I then submitted a few other things necessary for the program, including my resume and a “Letter of Motivation” which explained why I wanted to do MISTI-Mexico and why I was interested in doing public policy research. It totally wasn’t a difficult application – I think the hardest part for me was asking for the two letters of recommendation, cause I felt intimidated by the idea of making such a request of my already-busy professors. When it actually came down to it though, they didn’t seem to be annoyed or sad (or like, mercilessly enraged) at all! They seemed willing and happy to do it. I don’t really know what I expected. :’)
From there, it didn’t take that long for me to be notified that I was placed for the program as a research intern in a small university called CIDE, or Centro de Investigación y Docencia Económicas. I had very little idea of what to expect, but regardless I had an internship (!!) so I threw a tiny mental party of excitement. The only other thing I had to do after that was to attend a series of presentations about stuff like safety and Mexican culture and potential fun places to visit, and basically anything else they thought we should know before going to the country.
I left on the plane for Mexico the day after finals ended – May 21st – which is super early compared to most people’s schedules. I think mid-June is more normal. The earliness was necessary in my case, though, since the place I was interning at was closed for part of the summer, meaning I would have to come during May if I wanted to squeeze in a respectable 8-week internship. I moved into a small apartment that I had found online the next day, which was somewhat difficult because the landlord spoke really fast Spanish with an accent that I could barely understand. I would experience many awkward difficulties understanding Spanish in the two months to come, as well as a massively growing sense of respect for people who can speak a non-native language well. That part was seriously not as easy as I had hoped.
Sunset view outside the room
Cool selfie in front of the opposite-facing window.

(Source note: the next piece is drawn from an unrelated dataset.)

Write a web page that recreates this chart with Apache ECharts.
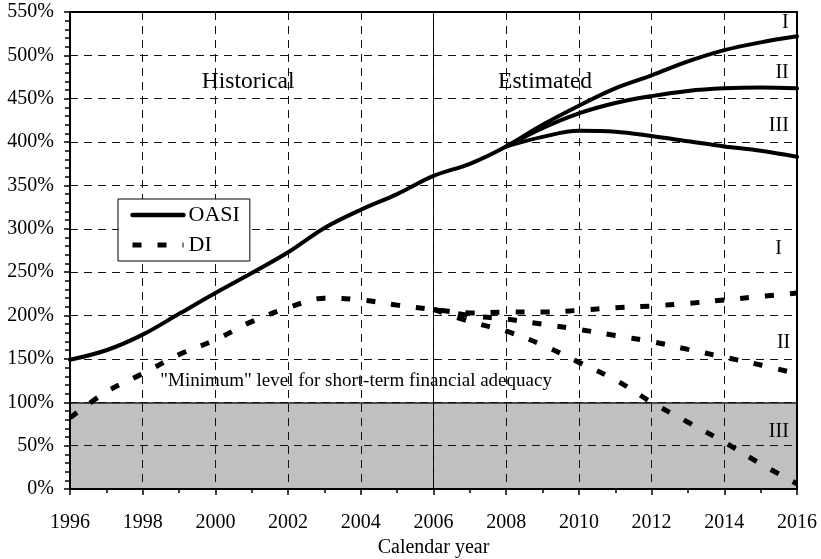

My first work day was pretty standard: I met my research supervisor and some students from the school, got a tour of campus, and got some data to start doing things with. The professor who would be my supervisor was the director of the Economics program, and when I mentioned to the other students I was working with her, they were like “wow, she is a pretty big deal!” Interestingly, she lived all of her life in the US up until finishing her PhD, after which she moved to Mexico City and has lived there ever since. Her research relates broadly to development and social welfare, though her interests this summer seemed more focused on public health issues. So the first project I was given to work on was a simple study to determine how consumption of sugary beverages and foods has changed in Mexico over the last several decades and if this trend had varied across certain socioeconomic factors. I would spend most of my time thereafter doing data analysis for various hypotheses related to growing obesity rates, which apparently is an even more significant public health problem in Mexico than it is in the US. Although that wasn’t the precise topic I was like #1 most interested in, it was definitely still a worthwhile/educational experience to do research like a Real person. I would come to campus each day between 10 and 11 and work until 6 or 7 each evening, and gave progress updates to my professor often.
CIDE campus. Source
One morning within the first week or two I was there, my professor mentioned to me that she thought the housing I had found for myself wasn’t all that nice. I couldn’t really decipher if she meant that she thought it wasn’t safe, or what; I mean, I guess it was in a less-upscale part of the area, but I personally didn’t have any complaints about it! Either way, she generously invited me to come and live with her and her young daughter instead, which was a much better situation cause her house is super nice, probably a lot safer, and also significantly closer to the university. I ended up living there for the majority of my time in Mexico and consequently spent more time than I had anticipated watching anime with the ten-year-old daughter of two professors who amusingly always said exactly what she was thinking. Being around kids requires patience, but it is nice. :)
A picture from the neighborhood I moved to, which I only took cause I was like ¡¡¡¡ dogs!!!!!!!!!
As for other stuff I did, my professor and her daughter brought me to see the famous National Museum of Anthropology and to other interesting spots around the city while I was there, which was totally unexpected and kind. It seemed like in addition to the research internship, she was also concerned with how I was personally enjoying my time in Mexico. I noticed that in general Mexicans seem more socially forward and hospitable than Americans, and when I met new people for the first time they would say stuff like “oh, you should meet my family!” or suggest we could go somewhere fun on the weekend. So I ended up being taken to various places by various families and seeing a lot of the city’s biggest attractions without even trying (though I did take my last five days in the country after I my internship had ended to purposefully and methodically do all the remaining touristy things). I also hung out a lot with mi amigo Marcus ’18, who was the only other person I really knew who was doing MISTI in Mexico City. Which was a fun time (ᅌᴗᅌ* ) though it would have been better if the city weren’t so enormous, cause we were still about 50 minutes apart.
The time another professor at CIDE and his family brought me to see the pyramids at Teotihuacan
A very strange painting I found in a famous cathedral of three Jesuses stepping on some flying baby heads! .-.
Anyway, the summer I had abroad was great – thank you MISTI and thank you Mexico. :) Though of course it feels good to be home.